→ Source material
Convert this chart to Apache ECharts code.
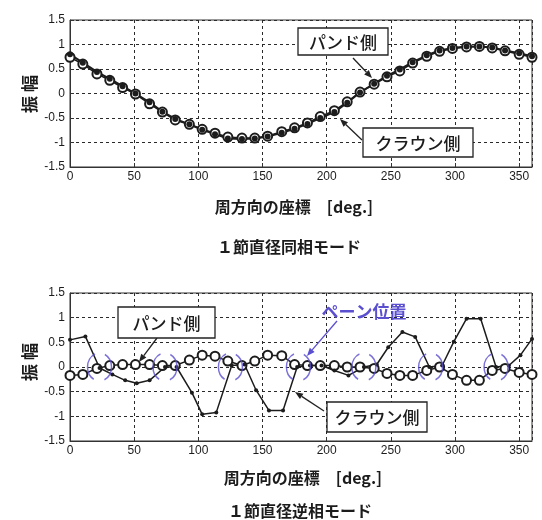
<!DOCTYPE html>
<html>
<head>
<meta charset="utf-8">
<script src="https://cdn.jsdelivr.net/npm/echarts@6/dist/echarts.min.js"></script>
<style>
  html, body { margin: 0; background: #fff; }
  #chart { width: 542px; height: 520px; }
</style>
</head>
<body>
<div id="chart"></div>
<script>
// angles (deg)
const angles = [0, 10, 21, 31, 41, 51, 62, 72, 82, 93, 103, 113, 123, 134, 144, 154, 165, 175,
  185, 195, 206, 216, 226, 237, 247, 257, 267, 278, 288, 298, 309, 319, 329, 339, 350, 360];

// upper chart: in-phase mode
const bandTop = [0.80, 0.63, 0.44, 0.30, 0.15, 0.00, -0.18, -0.37, -0.52, -0.63, -0.74, -0.83,
  -0.92, -0.93, -0.92, -0.88, -0.80, -0.72, -0.62, -0.50, -0.38, -0.19, 0.02, 0.20, 0.36, 0.49,
  0.64, 0.78, 0.88, 0.93, 0.96, 0.96, 0.94, 0.88, 0.82, 0.76];
const crownTop = [0.74, 0.60, 0.40, 0.27, 0.12, -0.01, -0.21, -0.38, -0.54, -0.63, -0.73, -0.81,
  -0.89, -0.91, -0.91, -0.87, -0.78, -0.70, -0.60, -0.47, -0.35, -0.17, 0.03, 0.19, 0.34, 0.46,
  0.62, 0.76, 0.86, 0.92, 0.95, 0.96, 0.93, 0.87, 0.80, 0.74];

// lower chart: anti-phase mode
const bandBottom = [-0.17, -0.15, -0.03, 0.03, 0.05, 0.05, 0.05, 0.03, 0.03, 0.14, 0.24, 0.22,
  0.12, 0.03, 0.12, 0.24, 0.23, 0.05, 0.03, 0.03, 0.03, 0.00, 0.00, -0.03, -0.13, -0.17, -0.17,
  -0.07, 0.00, -0.15, -0.27, -0.27, -0.07, -0.03, -0.11, -0.15];
const crownAngles = [0, 12, 23, 33, 43, 52, 62, 74, 83, 95, 103, 114, 126, 136, 145, 155, 166, 177,
  187, 196, 206, 217, 229, 239, 248, 259, 269, 280, 290, 299, 309, 320, 332, 342, 351, 360];
const crownBottom = [0.55, 0.62, -0.02, -0.15, -0.27, -0.33, -0.27, 0.00, 0.00, -0.52, -0.96, -0.92,
  0.03, 0.05, -0.47, -0.88, -0.88, 0.00, 0.03, 0.03, -0.07, -0.17, 0.00, 0.05, 0.40, 0.71, 0.61,
  0.00, 0.03, 0.51, 0.98, 0.98, 0.00, 0.03, 0.24, 0.57];

// vane positions (dashed ellipses)
const vaneAngles = [23, 74, 125, 178, 229, 281, 332];

const xTicks = [0, 50, 100, 150, 200, 250, 300, 350];
const yTicks = [-1.5, -1, -0.5, 0, 0.5, 1, 1.5];

const ink = '#1c1c1c';
const vaneColor = '#5a4fcf';
const jp = '"Noto Sans CJK JP", sans-serif';
const numFont = '"Liberation Sans Narrow", "Liberation Sans", sans-serif';

function pairs(xs, ys) {
  return xs.map((x, i) => [x, ys[i]]);
}

function xAxis(gridIndex) {
  return {
    type: 'value', gridIndex: gridIndex,
    min: xTicks[0], max: 360, interval: 50,
    axisLine: { show: true, onZero: false, lineStyle: { color: '#333', width: 1 } },
    axisTick: { show: true, inside: true, length: 4, lineStyle: { color: '#333' } },
    axisLabel: { color: ink, fontSize: 12, fontFamily: numFont, margin: 4, showMaxLabel: false },
    splitLine: { show: true, lineStyle: { color: '#2a2a2a', type: [3, 3], width: 1 } }
  };
}

function yAxis(gridIndex) {
  return {
    type: 'value', gridIndex: gridIndex,
    min: yTicks[0], max: yTicks[yTicks.length - 1], interval: 0.5,
    axisLine: { show: true, onZero: false, lineStyle: { color: '#333', width: 1 } },
    axisTick: { show: true, inside: true, length: 4, lineStyle: { color: '#333' } },
    axisLabel: { color: ink, fontSize: 12, fontFamily: numFont, margin: 5 },
    splitLine: { show: true, lineStyle: { color: '#2a2a2a', type: [3, 3], width: 1 } }
  };
}

function arrow(x1, y1, x2, y2, color) {
  const a = Math.atan2(y2 - y1, x2 - x1);
  const len = 8, w = 3.2;
  const bx = x2 - len * Math.cos(a), by = y2 - len * Math.sin(a);
  return [
    { type: 'line', shape: { x1: x1, y1: y1, x2: bx, y2: by },
      style: { stroke: color, lineWidth: 1.3 }, z: 100 },
    { type: 'polygon', shape: { points: [[x2, y2],
        [bx + w * Math.sin(a), by - w * Math.cos(a)],
        [bx - w * Math.sin(a), by + w * Math.cos(a)]] },
      style: { fill: color }, z: 100 }
  ];
}

function box(x, y, w, h, text) {
  return [
    { type: 'rect', shape: { x: x, y: y, width: w, height: h },
      style: { fill: '#fff', stroke: '#222', lineWidth: 1.3 }, z: 100 },
    { type: 'text', x: x + w / 2, y: y + h / 2 + 1, z: 101,
      style: { text: text, fill: ink, font: '500 17px ' + jp, textAlign: 'center', textVerticalAlign: 'middle' } }
  ];
}

function label(x, y, text, size, rot) {
  return { type: 'text', x: x, y: y, rotation: rot || 0, z: 101,
    style: { text: text, fill: ink, font: 'bold ' + size + 'px ' + jp, textAlign: 'center', textVerticalAlign: 'middle' } };
}

const chart = echarts.init(document.getElementById('chart'));

const graphics = [].concat(
  label(30, 94, '振 幅', 17, Math.PI / 2),
  label(30, 362, '振 幅', 17, Math.PI / 2),
  label(294, 207, '周方向の座標　[deg.]', 16),
  label(289, 247, '１節直径同相モード', 16),
  label(303, 478, '周方向の座標　[deg.]', 16),
  label(300, 511, '１節直径逆相モード', 16),
  arrow(353, 58, 372, 78, '#222'),
  box(298, 28, 90, 27, 'パンド側'),
  arrow(362, 140, 340, 119, '#222'),
  box(363, 128, 110, 29, 'クラウン側'),
  arrow(157, 338, 139, 362, '#222'),
  box(118, 307, 97, 31, 'パンド側'),
  arrow(324, 411, 295, 392, '#222'),
  box(327, 402, 100, 30, 'クラウン側'),
  arrow(337, 321, 307, 356, vaneColor),
  [{ type: 'text', x: 364, y: 312, z: 101,
     style: { text: 'ペーン位置', fill: vaneColor, font: 'bold 17px ' + jp, textAlign: 'center', textVerticalAlign: 'middle' } }]
);

chart.setOption({
  animation: false,
  backgroundColor: '#fff',
  grid: [
    { left: 70, top: 20, width: 462, height: 147, show: true, borderColor: '#333', borderWidth: 1 },
    { left: 70, top: 293, width: 462, height: 148, show: true, borderColor: '#333', borderWidth: 1 }
  ],
  xAxis: [xAxis(0), xAxis(1)],
  yAxis: [yAxis(0), yAxis(1)],
  series: [
    {
      name: 'クラウン側', type: 'line', xAxisIndex: 0, yAxisIndex: 0,
      data: pairs(angles, crownTop),
      symbol: 'emptyCircle', symbolSize: 9,
      lineStyle: { color: ink, width: 1.6 },
      itemStyle: { color: ink, borderColor: ink, borderWidth: 1.5 }
    },
    {
      name: 'パンド側', type: 'line', xAxisIndex: 0, yAxisIndex: 0,
      data: pairs(angles, bandTop),
      symbol: 'circle', symbolSize: 6,
      lineStyle: { color: ink, width: 2 },
      itemStyle: { color: ink }
    },
    {
      name: 'パンド側', type: 'line', xAxisIndex: 1, yAxisIndex: 1,
      data: pairs(angles, bandBottom),
      symbol: 'emptyCircle', symbolSize: 9,
      lineStyle: { color: ink, width: 1.5 },
      itemStyle: { color: ink, borderColor: ink, borderWidth: 1.5 }
    },
    {
      name: 'クラウン側', type: 'line', xAxisIndex: 1, yAxisIndex: 1,
      data: pairs(crownAngles, crownBottom),
      symbol: 'circle', symbolSize: 4,
      lineStyle: { color: ink, width: 1.5 },
      itemStyle: { color: ink }
    },
    {
      name: 'ペーン位置', type: 'scatter', xAxisIndex: 1, yAxisIndex: 1,
      data: vaneAngles.map(a => [a, 0]),
      symbol: 'path://M0,-1A1,1 0 1,1 0,1A1,1 0 1,1 0,-1Z',
      symbolSize: [24, 28],
      z: 5,
      itemStyle: { color: 'rgba(0,0,0,0)', borderColor: vaneColor, borderWidth: 1.6,
        borderType: [29, 12], borderDashOffset: 35 }
    }
  ],
  graphic: graphics
});
</script>
</body>
</html>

→ Your instructions
Reproduce only the lines from the beginning of the data through the line that contains "339, 350, 360];", both included, and please drop the pictures.

→ Result of the task
Convert this chart to Apache ECharts code.
<!DOCTYPE html>
<html>
<head>
<meta charset="utf-8">
<script src="https://cdn.jsdelivr.net/npm/echarts@6/dist/echarts.min.js"></script>
<style>
  html, body { margin: 0; background: #fff; }
  #chart { width: 542px; height: 520px; }
</style>
</head>
<body>
<div id="chart"></div>
<script>
// angles (deg)
const angles = [0, 10, 21, 31, 41, 51, 62, 72, 82, 93, 103, 113, 123, 134, 144, 154, 165, 175,
  185, 195, 206, 216, 226, 237, 247, 257, 267, 278, 288, 298, 309, 319, 329, 339, 350, 360];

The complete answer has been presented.